I am trying — trying hard — to imagine what a “zoning emergency” might be.

In Oregon, Senate Bill 823 sets out to prohibit all development on or within spitting distance of the historic Oregon Trail running from the state line to the city of The Dalles. A homeowner, for instance, couldn’t even add a deck.

It’s quite a bite out of the future, for the sake of the past.

Foolish and intrusive? Yes. But an emergency? That’s what the senators called it when they passed it by a whopping margin. They didn’t say why. But root around the state’s Constitution and you’ll catch on.
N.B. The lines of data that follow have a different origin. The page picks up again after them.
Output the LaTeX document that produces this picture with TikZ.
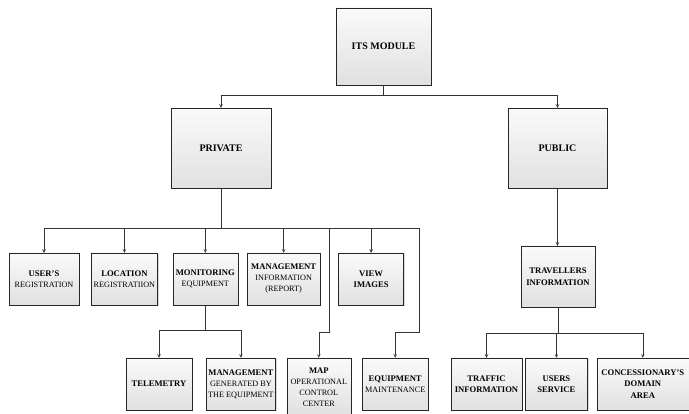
\documentclass[tikz,border=0pt]{standalone}
\usepackage{fontspec}
\setmainfont{Liberation Serif}
\usetikzlibrary{arrows, positioning, shadows}
\tikzstyle{box} = [rectangle, draw=black!85, inner sep=1pt, text centered, align=center, top color=gray!4, bottom color=gray!24, drop shadow={opacity=0.3, shadow xshift=1.2pt, shadow yshift=-1.2pt}]
\tikzstyle{module} = [box, font=\fontsize{10}{12}\selectfont\bfseries]
\tikzstyle{item} = [box, minimum height=52pt, font=\fontsize{8.2}{11}\selectfont]
\tikzstyle{itembold} = [item, font=\fontsize{8.6}{11.5}\selectfont\bfseries]
\tikzstyle{arrow} = [line width=0.6pt, draw=black!80, ->, >=stealth]
\newcommand{\boxhead}[1]{{\fontsize{8.6}{11}\selectfont\bfseries #1}}

\begin{document}
\begin{tikzpicture}[x=1pt, y=-1pt]
\useasboundingbox (0,0) rectangle (689,414);

\node (its) [module, minimum width=95pt, minimum height=77pt] at (383.5,46.5) {ITS MODULE};

\node (private) [module, minimum width=100pt, minimum height=80pt] at (221,148) {PRIVATE};
\node (public) [module, minimum width=99pt, minimum height=80pt] at (557.5,148) {PUBLIC};

% private side
\node (users) [item, minimum width=70pt] at (44,279) {\boxhead{USER'S}\\REGISTRATION};
\node (location) [item, minimum width=66pt, right=12pt of users] {\boxhead{LOCATION}\\REGISTRATIION};
\node (monitoring) [item, minimum width=65pt, right=15pt of location] {\boxhead{MONITORING}\\EQUIPMENT};
\node (mgmtinfo) [item, minimum width=73pt, right=9pt of monitoring] {\boxhead{MANAGEMENT}\\INFORMATION\\(REPORT)};
\node (view) [itembold, minimum width=65pt, right=18pt of mgmtinfo] {VIEW\\IMAGES};

\node (telemetry) [itembold, minimum width=66pt] at (159,384) {TELEMETRY};
\node (mgmtgen) [item, minimum width=69pt, right=14pt of telemetry] {\boxhead{MANAGEMENT}\\GENERATED BY\\THE EQUIPMENT};
\node (map) [item, minimum width=64pt, minimum height=58pt, right=11pt of mgmtgen.north east, anchor=north west] {\boxhead{MAP}\\OPERATIONAL\\CONTROL\\CENTER};
\node (eqmaint) [item, minimum width=66pt, right=11pt of map.north east, anchor=north west] {\boxhead{EQUIPMENT}\\MAINTENANCE};

% public side
\node (travellers) [itembold, minimum width=74pt, minimum height=61pt] at (558,276.5) {TRAVELLERS\\INFORMATION};
\node (traffic) [itembold, minimum width=71pt] at (486.5,384) {TRAFFIC\\INFORMATION};
\node (usersserv) [itembold, minimum width=62pt, right=3pt of traffic] {USERS\\SERVICE};
\node (concess) [itembold, minimum width=92pt, right=9pt of usersserv] {CONCESSIONARY'S\\DOMAIN\\AREA};

% Arrows
\draw [arrow] (its.south) -- ++(0,10) -| (private.north);
\draw [arrow] (its.south) -- ++(0,10) -| (public.north);
\draw [arrow] (private.south) -- ++(0,40) -| (users.north);
\draw [arrow] (private.south) -- ++(0,40) -| (location.north);
\draw [arrow] (private.south) -- ++(0,40) -| (monitoring.north);
\draw [arrow] (private.south) -- ++(0,40) -| (mgmtinfo.north);
\draw [arrow] (private.south) -- ++(0,40) -| (view.north);
\draw [arrow] (private.south) -- ++(0,40) -| ([xshift=10pt, yshift=25pt]map.north) -| (map.north);
\draw [arrow] (private.south) -- ++(0,40) -| ([xshift=24pt, yshift=25pt]eqmaint.north) -| (eqmaint.north);
\draw [arrow] (monitoring.south) -- ++(0,25) -| (telemetry.north);
\draw [arrow] (monitoring.south) -- ++(0,25) -| (mgmtgen.north);
\draw [arrow] (public.south) -- (public.south |- travellers.north);
\draw [arrow] (travellers.south) -- ++(0,26) -| (traffic.north);
\draw [arrow] (travellers.south) -- ++(0,26) -| (usersserv.north);
\draw [arrow] (travellers.south) -- ++(0,26) -| (concess.north);

\end{tikzpicture}
\end{document}
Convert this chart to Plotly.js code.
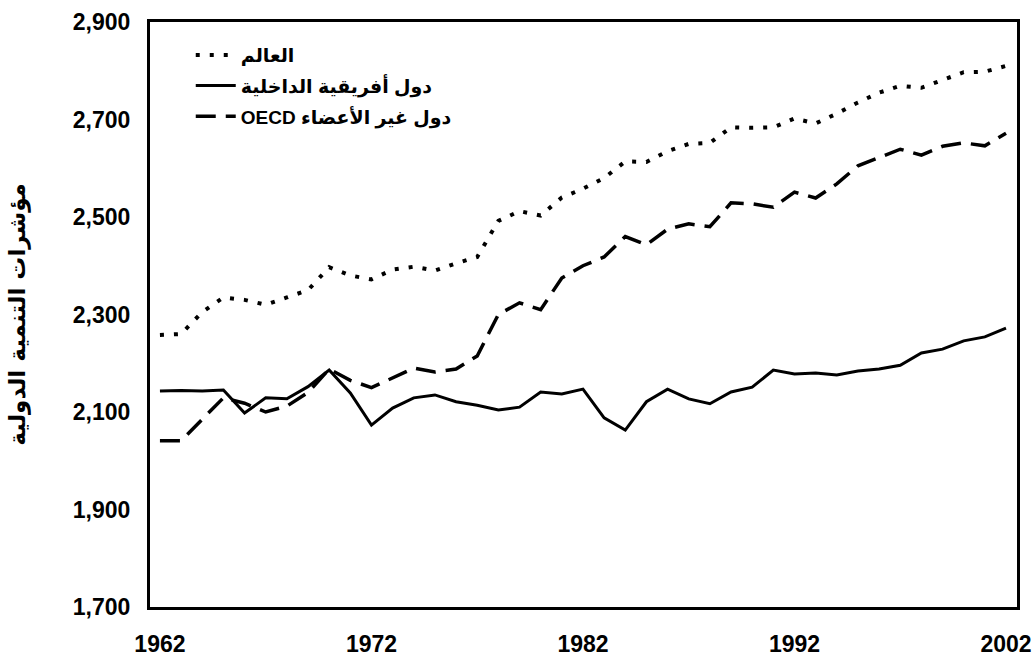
<!DOCTYPE html>
<html>
<head>
<meta charset="utf-8">
<script src="https://cdn.plot.ly/plotly-3.0.1.min.js"></script>
<style>html,body{margin:0;padding:0;background:#fff;}#chart{width:1036px;height:656px;}</style>
</head>
<body>
<div id="chart"></div>
<script>
const years = [1962,1963,1964,1965,1966,1967,1968,1969,1970,1971,1972,1973,1974,1975,1976,1977,1978,1979,1980,1981,1982,1983,1984,1985,1986,1987,1988,1989,1990,1991,1992,1993,1994,1995,1996,1997,1998,1999,2000,2001,2002];
const world = [2258,2260,2305,2335,2330,2320,2335,2350,2397,2380,2372,2392,2398,2390,2405,2418,2492,2512,2503,2540,2558,2580,2614,2613,2635,2650,2652,2684,2683,2684,2702,2692,2712,2735,2755,2769,2765,2781,2797,2798,2810];
const africaLandlocked = [2143,2144,2143,2145,2098,2129,2127,2152,2186,2139,2073,2108,2129,2135,2121,2114,2104,2110,2141,2137,2147,2088,2063,2121,2147,2127,2117,2141,2151,2186,2178,2180,2176,2184,2188,2196,2221,2229,2246,2254,2272];
const nonOECD = [2041,2041,2085,2129,2118,2100,2112,2140,2188,2165,2150,2170,2190,2182,2188,2215,2300,2324,2310,2375,2400,2418,2460,2443,2475,2486,2480,2529,2527,2520,2551,2539,2568,2605,2622,2639,2627,2645,2652,2646,2672];
const seriesNames = ["العالم", "دول أفريقية الداخلية", "OECD دول غير الأعضاء"];
const yTitle = "مؤشرات التنمية الدولية";
const xTicks = [1962,1972,1982,1992,2002];
const yTicks = [1700,1900,2100,2300,2500,2700,2900];

const FONT = "Liberation Sans, Arial, DejaVu Sans, sans-serif";
const traces = [
  {x: years, y: world, name: seriesNames[0], legendgroup: "a", mode: "lines",
   line: {color: "#000", width: 4, dash: "4px,10px"}},
  {x: years, y: africaLandlocked, name: seriesNames[1], legendgroup: "b", mode: "lines",
   line: {color: "#000", width: 3}},
  {x: years, y: nonOECD, name: seriesNames[2], legendgroup: "c", mode: "lines",
   line: {color: "#000", width: 3.5, dash: "20px,10px"}}
];
const layout = {
  width: 1036, height: 656,
  margin: {l: 150, r: 19, t: 22, b: 49},
  paper_bgcolor: "#fff", plot_bgcolor: "#fff",
  font: {family: FONT, color: "#000", size: 20},
  showlegend: true,
  legend: {x: 0.047, y: 0.976, xanchor: "left", yanchor: "top", bgcolor: "rgba(0,0,0,0)",
           font: {family: FONT, size: 19, weight: "bold", color: "#000"}, tracegroupgap: 3,
           itemwidth: 40},
  xaxis: {range: [1961.53, 2002.52], tickvals: xTicks, ticktext: xTicks.map(String),
          showgrid: false, zeroline: false, showline: true, mirror: true, linecolor: "#000", linewidth: 3,
          ticks: "", tickfont: {family: FONT, size: 23, weight: "bold"}, ticklabelstandoff: 14},
  yaxis: {range: [1700, 2900], tickvals: yTicks, ticktext: yTicks.map(v => v.toLocaleString("en-US")),
          showgrid: false, zeroline: false, showline: true, mirror: true, linecolor: "#000", linewidth: 3,
          ticks: "", tickfont: {family: FONT, size: 23, weight: "bold"}, ticklabelstandoff: 12,
          title: {text: yTitle, font: {family: "DejaVu Sans, sans-serif", size: 23, weight: "bold"}, standoff: 41}}
};
Plotly.newPlot("chart", traces, layout, {displayModeBar: false, staticPlot: true});
</script>
</body>
</html>
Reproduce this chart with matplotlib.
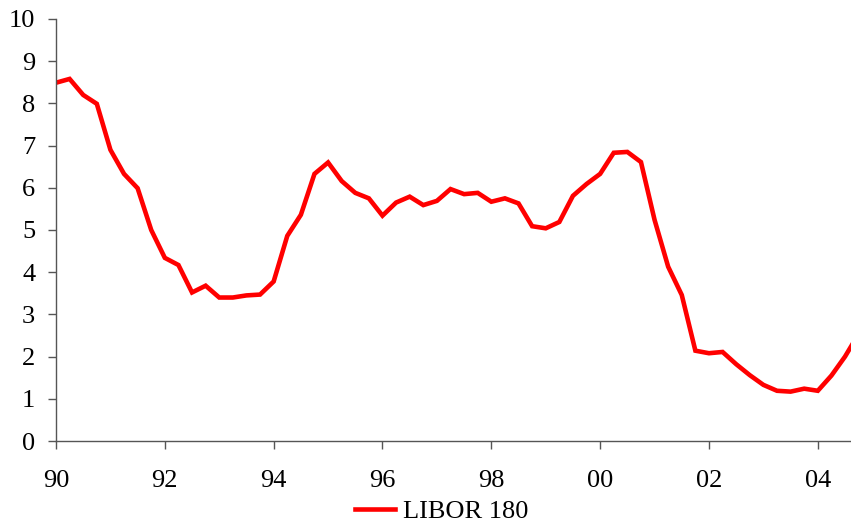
import matplotlib
matplotlib.use("Agg")
import matplotlib.pyplot as plt

# 180-day LIBOR, quarterly, 1990Q1 - 2004Q4 (percent)
quarters = [1990 + 0.25 * i for i in range(60)]
libor_180 = [
    8.49, 8.58, 8.20, 7.99, 6.90, 6.33, 5.99, 5.00,
    4.34, 4.17, 3.52, 3.68, 3.40, 3.40, 3.45, 3.47,
    3.78, 4.86, 5.36, 6.33, 6.60, 6.16, 5.88, 5.75,
    5.34, 5.65, 5.79, 5.59, 5.69, 5.97, 5.85, 5.88,
    5.67, 5.75, 5.63, 5.09, 5.04, 5.19, 5.81, 6.09,
    6.33, 6.83, 6.85, 6.61, 5.24, 4.13, 3.46, 2.14,
    2.08, 2.11, 1.82, 1.56, 1.33, 1.19, 1.17, 1.24,
    1.19, 1.55, 2.00, 2.54,
]
year_ticks = [1990, 1992, 1994, 1996, 1998, 2000, 2002, 2004]
year_labels = ["%02d" % (y % 100) for y in year_ticks]

plt.rcParams["font.family"] = ["Liberation Serif", "DejaVu Serif"]

fig = plt.figure(figsize=(8.51, 5.25), dpi=100)
ax = fig.add_axes([56 / 851, 84 / 525, 795 / 851, 422 / 525])

ax.plot(quarters, libor_180, color="#ff0000", lw=3.3, label="LIBOR 180",
        solid_joinstyle="miter")

ax.set_xlim(1990, 2004.61)
ax.set_ylim(0, 10)
ax.set_yticks(range(0, 11))
ax.set_xticks(year_ticks)
ax.set_xticklabels(year_labels)

for side in ["top", "right"]:
    ax.spines[side].set_visible(False)
for side in ["left", "bottom"]:
    ax.spines[side].set_color("#555555")
    ax.spines[side].set_linewidth(1.0)

ax.tick_params(axis="both", direction="out", length=6, width=1.0,
               color="#555555", labelsize=19, labelcolor="black")
ax.tick_params(axis="y", pad=9)
ax.tick_params(axis="x", pad=15)

fig.legend(loc="center", bbox_to_anchor=(0.519, 14 / 525), frameon=False,
           fontsize=19, handlelength=1.5, handletextpad=0.3, borderpad=0)

fig.savefig("out.png", dpi=100)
An emergency clause enables the law to take effect as soon as it goes through both houses and the governor. All other law must wait 90 days after the end of the session. It turns out that the people of Oregon can subject any law to a voter referendum so long as that law “does not become effective earlier than 90 days after the end of the session at which the Act is passed.”

Get it? Adding an emergency clause proves merely to be a tricky way to keep Oregon’s laws out of the purview of Oregon’s voters!

Because folks like Steve Buckstein with the Cascade Policy Institute have begun speaking out against this bill, it may fail now in the House. Still, it shows why voters need to be holding an even shorter leash.

Otherwise, every act will entail some sort of emergency…for citizens, if not the politicians who would control our every move.

This is Common Sense. I’m Paul Jacob.